Interoperability corresponds to the communication and interaction capabilities between Ethereum and other chains, mainly involving the security of asset settlement communication across chains and effective solutions for liquidity interoperability. Currently, there are mainly Restaking projects like @eigenlayer and some middle-layer projects focused on liquidity management.
These liquidity management solutions not only stabilize Ethereum's position as an asset settlement layer but also release Ethereum's overloaded consensus in a multi-chain environment. Crucially, they can export the security consensus capabilities of Ethereum Validators to other chains, opening up new territories for Ethereum's DeFi brand foundation.
As one of the pioneers of modular public chains, Celestia should ideally focus on public chains related to Cosmos IBC, as most chains based on Cosmos IBC emphasize lightweight design, and building a DA layer based on Celestia perfectly fits this.
However, Celestia takes an unconventional route by launching Blobstream aimed at the Ethereum ecosystem as an "external threat," continuously penetrating Ethereum, combined with the internal "disaster" of one-click chain deployment initiated by the Ethereum Layer2 OP Stack. With this, Celestia has almost conquered territories, continuously invading the realm of Ethereum Layer2.
As a Layer2 developer, the only consideration is the tradeoff between DA legitimacy and chain deployment cost.
DA legitimacy is relatively passive in the commercial market; it suits comprehensive Layer2 projects that care more about security consensus issues and have a certain brand foundation and market base. In contrast, some emerging small Layer2 projects, especially those quickly launched based on OP Stack, will try every means to minimize costs.
Therefore, third-party DA solutions like Celestia are naturally a better choice. Although EigenDA also provides Ethereum DA services, it does not reduce the actual costs for project teams developing Layer2.
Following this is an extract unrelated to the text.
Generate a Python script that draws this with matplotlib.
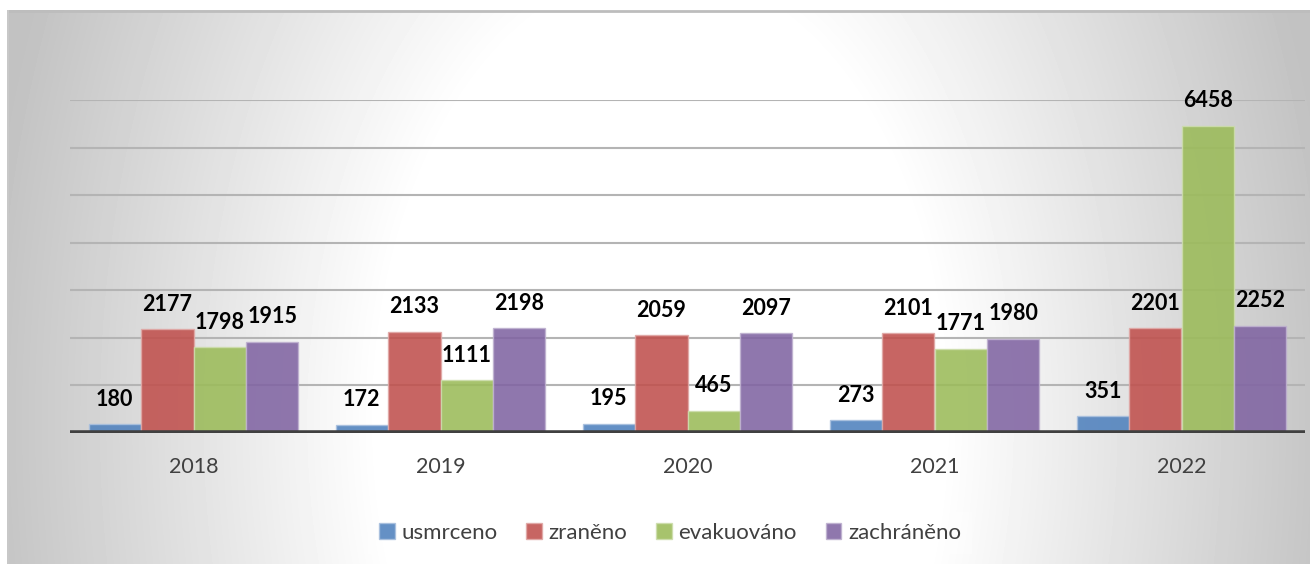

For developers choosing to take shortcuts in operating Layer2, cost will inevitably be the primary consideration. The largest cost of Layer2 is Ethereum's DA cost, and opting for low-cost third-party DA to hedge against early operational market revenue pressure may be the preferred choice for most smaller developers.
Thus, whether Celestia poses a danger to Ethereum hinges on the future development landscape of Ethereum Layer2. If Layer2 gradually narrows down to comprehensive Layer2 led by the "Four Kings," then DA legitimacy will be the main theme. If Layer2 sees a surge of various Layer2 solutions emerging like mushrooms after rain, then cost considerations will always be a hard truth.
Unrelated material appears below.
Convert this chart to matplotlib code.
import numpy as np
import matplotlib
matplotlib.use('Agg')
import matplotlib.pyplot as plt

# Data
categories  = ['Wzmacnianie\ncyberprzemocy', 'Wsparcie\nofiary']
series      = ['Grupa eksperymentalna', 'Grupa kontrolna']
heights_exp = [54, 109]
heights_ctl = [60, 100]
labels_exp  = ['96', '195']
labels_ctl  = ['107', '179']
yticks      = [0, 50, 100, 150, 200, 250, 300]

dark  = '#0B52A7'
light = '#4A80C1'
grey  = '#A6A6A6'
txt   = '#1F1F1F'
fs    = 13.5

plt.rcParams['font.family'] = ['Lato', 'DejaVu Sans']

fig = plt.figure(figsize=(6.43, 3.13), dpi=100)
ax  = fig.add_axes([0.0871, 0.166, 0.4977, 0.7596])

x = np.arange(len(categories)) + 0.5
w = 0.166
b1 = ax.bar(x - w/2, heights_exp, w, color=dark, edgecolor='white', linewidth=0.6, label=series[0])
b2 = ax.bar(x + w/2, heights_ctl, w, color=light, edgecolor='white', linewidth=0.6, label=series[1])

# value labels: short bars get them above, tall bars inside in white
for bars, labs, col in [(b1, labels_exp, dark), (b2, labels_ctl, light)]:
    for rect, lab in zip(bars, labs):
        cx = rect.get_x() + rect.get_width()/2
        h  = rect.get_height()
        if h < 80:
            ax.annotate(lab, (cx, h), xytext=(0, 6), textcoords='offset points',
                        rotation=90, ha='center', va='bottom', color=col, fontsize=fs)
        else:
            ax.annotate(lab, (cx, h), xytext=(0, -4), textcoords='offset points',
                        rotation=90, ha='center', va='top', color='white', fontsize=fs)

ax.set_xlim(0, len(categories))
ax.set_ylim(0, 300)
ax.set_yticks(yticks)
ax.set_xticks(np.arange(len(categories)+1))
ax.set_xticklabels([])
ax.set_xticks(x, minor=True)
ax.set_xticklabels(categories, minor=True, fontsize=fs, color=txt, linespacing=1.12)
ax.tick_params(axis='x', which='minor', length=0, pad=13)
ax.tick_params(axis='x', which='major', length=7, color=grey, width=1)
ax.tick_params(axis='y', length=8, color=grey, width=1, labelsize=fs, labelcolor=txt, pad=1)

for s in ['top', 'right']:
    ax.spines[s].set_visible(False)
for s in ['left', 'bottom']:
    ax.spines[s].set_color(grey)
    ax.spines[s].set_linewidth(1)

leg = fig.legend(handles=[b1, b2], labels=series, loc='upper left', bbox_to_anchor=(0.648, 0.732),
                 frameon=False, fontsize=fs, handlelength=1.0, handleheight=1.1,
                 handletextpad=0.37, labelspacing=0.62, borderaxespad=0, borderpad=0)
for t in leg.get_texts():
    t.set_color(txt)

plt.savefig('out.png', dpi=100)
Although there is still the variable of the Cancun upgrade, the trend of Ethereum Layer2 is already quite clear; a large number of Layer2 solutions will inevitably emerge, and the reasons are not hard to understand:
The development of the Four Kings—Arbitrum, Optimism, Starknet, zkSync—has not met expectations, with issues like Sequencer decentralization, the 7-day challenge not landing, Prover system hardware acceleration, EVM compatibility, asset cross-chain escape hatch problems, governance token empowerment issues, and the difficulties of native DeFi development, among others.
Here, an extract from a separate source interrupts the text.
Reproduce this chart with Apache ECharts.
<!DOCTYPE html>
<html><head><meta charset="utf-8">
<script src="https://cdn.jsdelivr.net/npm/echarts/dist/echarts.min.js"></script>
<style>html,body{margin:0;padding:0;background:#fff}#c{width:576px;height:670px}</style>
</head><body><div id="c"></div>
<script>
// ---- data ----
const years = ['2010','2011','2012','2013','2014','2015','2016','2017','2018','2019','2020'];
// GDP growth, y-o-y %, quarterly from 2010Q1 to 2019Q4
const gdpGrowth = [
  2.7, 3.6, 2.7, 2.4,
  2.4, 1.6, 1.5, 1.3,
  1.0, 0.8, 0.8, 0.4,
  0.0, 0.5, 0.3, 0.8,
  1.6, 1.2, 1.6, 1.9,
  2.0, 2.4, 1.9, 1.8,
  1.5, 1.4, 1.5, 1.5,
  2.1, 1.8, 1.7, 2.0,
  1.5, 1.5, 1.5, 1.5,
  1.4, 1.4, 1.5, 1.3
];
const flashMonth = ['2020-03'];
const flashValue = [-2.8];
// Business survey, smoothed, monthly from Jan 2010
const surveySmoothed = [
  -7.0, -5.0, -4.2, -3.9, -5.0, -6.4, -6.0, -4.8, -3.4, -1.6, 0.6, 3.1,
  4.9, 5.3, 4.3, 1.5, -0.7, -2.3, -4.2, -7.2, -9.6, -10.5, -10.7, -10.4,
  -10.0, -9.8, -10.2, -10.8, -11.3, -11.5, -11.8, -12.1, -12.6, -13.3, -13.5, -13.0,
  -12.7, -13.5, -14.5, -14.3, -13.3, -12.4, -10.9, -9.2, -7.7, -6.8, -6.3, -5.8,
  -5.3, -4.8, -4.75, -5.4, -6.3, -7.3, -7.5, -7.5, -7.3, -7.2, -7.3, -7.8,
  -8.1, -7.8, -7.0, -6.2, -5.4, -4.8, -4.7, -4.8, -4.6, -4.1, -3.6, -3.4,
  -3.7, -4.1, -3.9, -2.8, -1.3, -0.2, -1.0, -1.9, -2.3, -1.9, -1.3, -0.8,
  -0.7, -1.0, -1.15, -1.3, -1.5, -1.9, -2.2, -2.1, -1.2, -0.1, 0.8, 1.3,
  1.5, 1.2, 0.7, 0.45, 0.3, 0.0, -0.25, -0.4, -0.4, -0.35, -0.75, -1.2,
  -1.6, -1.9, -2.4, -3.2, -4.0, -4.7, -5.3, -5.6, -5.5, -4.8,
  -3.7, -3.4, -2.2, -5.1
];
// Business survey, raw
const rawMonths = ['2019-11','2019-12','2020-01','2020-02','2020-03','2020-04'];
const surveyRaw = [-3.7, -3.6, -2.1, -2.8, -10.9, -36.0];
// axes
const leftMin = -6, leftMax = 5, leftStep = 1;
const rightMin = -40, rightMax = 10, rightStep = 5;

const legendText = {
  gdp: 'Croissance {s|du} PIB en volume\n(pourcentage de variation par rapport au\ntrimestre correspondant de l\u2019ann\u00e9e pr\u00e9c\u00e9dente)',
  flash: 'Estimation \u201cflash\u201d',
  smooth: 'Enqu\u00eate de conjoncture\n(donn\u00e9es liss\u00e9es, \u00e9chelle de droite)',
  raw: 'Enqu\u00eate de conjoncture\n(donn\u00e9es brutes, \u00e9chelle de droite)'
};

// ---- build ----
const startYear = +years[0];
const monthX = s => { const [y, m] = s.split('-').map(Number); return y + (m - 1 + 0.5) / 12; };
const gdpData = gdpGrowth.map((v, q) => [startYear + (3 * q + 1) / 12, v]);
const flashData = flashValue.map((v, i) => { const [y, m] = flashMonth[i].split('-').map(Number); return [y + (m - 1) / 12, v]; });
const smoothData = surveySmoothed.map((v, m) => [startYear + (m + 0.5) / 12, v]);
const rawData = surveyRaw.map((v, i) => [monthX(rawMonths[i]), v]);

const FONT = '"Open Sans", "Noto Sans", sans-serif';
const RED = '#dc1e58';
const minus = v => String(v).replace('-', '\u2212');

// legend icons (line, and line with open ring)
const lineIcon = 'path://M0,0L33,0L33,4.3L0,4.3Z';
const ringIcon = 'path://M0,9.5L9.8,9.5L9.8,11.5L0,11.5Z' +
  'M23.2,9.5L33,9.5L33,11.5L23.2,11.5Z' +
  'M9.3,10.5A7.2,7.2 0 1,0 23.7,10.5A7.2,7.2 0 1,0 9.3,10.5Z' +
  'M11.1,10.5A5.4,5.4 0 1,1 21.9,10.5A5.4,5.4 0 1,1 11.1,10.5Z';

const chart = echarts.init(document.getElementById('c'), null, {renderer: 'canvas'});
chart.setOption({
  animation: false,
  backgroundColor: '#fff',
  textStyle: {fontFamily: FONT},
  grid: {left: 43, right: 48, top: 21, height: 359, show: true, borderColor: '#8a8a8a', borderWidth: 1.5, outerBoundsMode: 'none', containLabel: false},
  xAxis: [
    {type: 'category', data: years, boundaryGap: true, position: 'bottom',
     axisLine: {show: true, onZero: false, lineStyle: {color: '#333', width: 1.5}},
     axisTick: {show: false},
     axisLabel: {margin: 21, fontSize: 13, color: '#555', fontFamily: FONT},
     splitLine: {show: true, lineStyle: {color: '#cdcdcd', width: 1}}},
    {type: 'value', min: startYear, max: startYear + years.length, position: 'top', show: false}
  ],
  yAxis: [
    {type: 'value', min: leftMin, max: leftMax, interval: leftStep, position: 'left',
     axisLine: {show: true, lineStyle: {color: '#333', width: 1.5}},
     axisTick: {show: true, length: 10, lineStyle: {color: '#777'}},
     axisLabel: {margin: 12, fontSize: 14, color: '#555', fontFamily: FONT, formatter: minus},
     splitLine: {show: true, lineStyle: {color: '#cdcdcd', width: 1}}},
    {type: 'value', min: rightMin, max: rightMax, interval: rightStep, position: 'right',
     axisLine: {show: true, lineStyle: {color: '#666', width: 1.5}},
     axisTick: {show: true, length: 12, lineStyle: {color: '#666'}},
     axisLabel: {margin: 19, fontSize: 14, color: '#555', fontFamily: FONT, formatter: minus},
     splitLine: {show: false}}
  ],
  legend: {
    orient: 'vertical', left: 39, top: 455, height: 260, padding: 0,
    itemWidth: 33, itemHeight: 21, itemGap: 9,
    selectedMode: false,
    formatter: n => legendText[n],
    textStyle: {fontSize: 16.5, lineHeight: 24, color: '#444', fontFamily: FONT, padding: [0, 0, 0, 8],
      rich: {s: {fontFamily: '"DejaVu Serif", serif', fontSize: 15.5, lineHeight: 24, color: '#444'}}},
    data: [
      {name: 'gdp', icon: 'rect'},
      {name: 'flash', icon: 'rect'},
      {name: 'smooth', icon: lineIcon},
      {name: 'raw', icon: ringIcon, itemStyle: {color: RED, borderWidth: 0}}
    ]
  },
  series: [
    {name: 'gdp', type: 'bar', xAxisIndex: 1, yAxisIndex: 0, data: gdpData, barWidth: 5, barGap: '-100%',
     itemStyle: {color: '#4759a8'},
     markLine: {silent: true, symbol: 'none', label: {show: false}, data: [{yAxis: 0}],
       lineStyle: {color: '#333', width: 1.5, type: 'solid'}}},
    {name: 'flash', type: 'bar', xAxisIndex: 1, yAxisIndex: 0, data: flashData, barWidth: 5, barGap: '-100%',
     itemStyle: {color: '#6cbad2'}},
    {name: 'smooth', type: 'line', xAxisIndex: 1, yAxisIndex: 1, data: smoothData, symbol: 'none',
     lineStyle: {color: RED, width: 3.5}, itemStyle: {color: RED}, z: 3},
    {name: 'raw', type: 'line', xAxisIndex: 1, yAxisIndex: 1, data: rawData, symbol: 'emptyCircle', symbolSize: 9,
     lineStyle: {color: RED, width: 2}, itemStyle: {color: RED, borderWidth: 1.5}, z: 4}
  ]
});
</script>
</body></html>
It is not an exaggeration to say that the development of Layer2 has left a huge pile of problems, and any one of these issues, when paired with the Stack framework and Celestia DA, could become a powerful development direction with capital narrative potential.
I have mentioned in previous articles that the chaotic situation of Layer2 will truly unfold after the Cancun upgrade, leading the Layer2 market towards "diversified" prosperity. Moreover, OP Stack and ZK Stack are building a more open and inclusive era of Layer3 application chains. At that time, the traditional Ethereum Layer2 framework will become more blurred, and third-party DA solutions like Celestia will become a necessity for modular DA layers.
This is an inevitability of the commercial expansion trend in the Layer2 track and the fundamental reason for Celestia's persistent interest in the Ethereum Layer2 ecosystem.
However, this is not just a threat to Ethereum. As more and more Layer2 adopt third-party DA solutions like Celestia, while Celestia's market position becomes prominent, it will also drive changes in Ethereum Layer2:
1) Comprehensive Layer2 platforms will become the foundation, with liquidity, user base, application ecosystem, etc., occupying the brand high ground, and DA legitimacy will become the core differentiator to ensure their solid position;
2) Personalized emerging Layer2 platforms will become extensions, attracting explorers and treasure hunters with innovation, diverse gameplay, and market opportunities, where flexibility and freedom are their trump cards.
Based on this thinking, Ethereum's core Layer2 will become increasingly solid, and Ethereum's DA position will remain unshaken. Meanwhile, some more flexible Layer2 or Layer3, even if their DA is not on Ethereum, should not forget that as long as they are built on Ethereum based on the Stack framework, they will find it hard to escape the control of interoperability.
At that time, Ethereum, as the asset settlement layer and source of liquidity, will exert a softer liquidity control over these flexible Layer2.
If you don't understand what I mean, just look at the few transactions running on Celestia, which has been hyped to the sky, and you'll understand. While Celestia invades Ethereum, it will gradually lose its "comprehensive chain" attributes (which it never really had) and become a modular DA layer within the Ethereum ecosystem. So what if many Ethereum Layer2 adopt Celestia's DA? As long as the Stack and Rollup frameworks remain unchanged, these Layer2 will have to continuously "pay taxes" to Ethereum.
Compared to the loss of DA legitimacy, the rise of a diversified and prosperous Layer2 and Layer3 market will always make Ethereum the biggest beneficiary.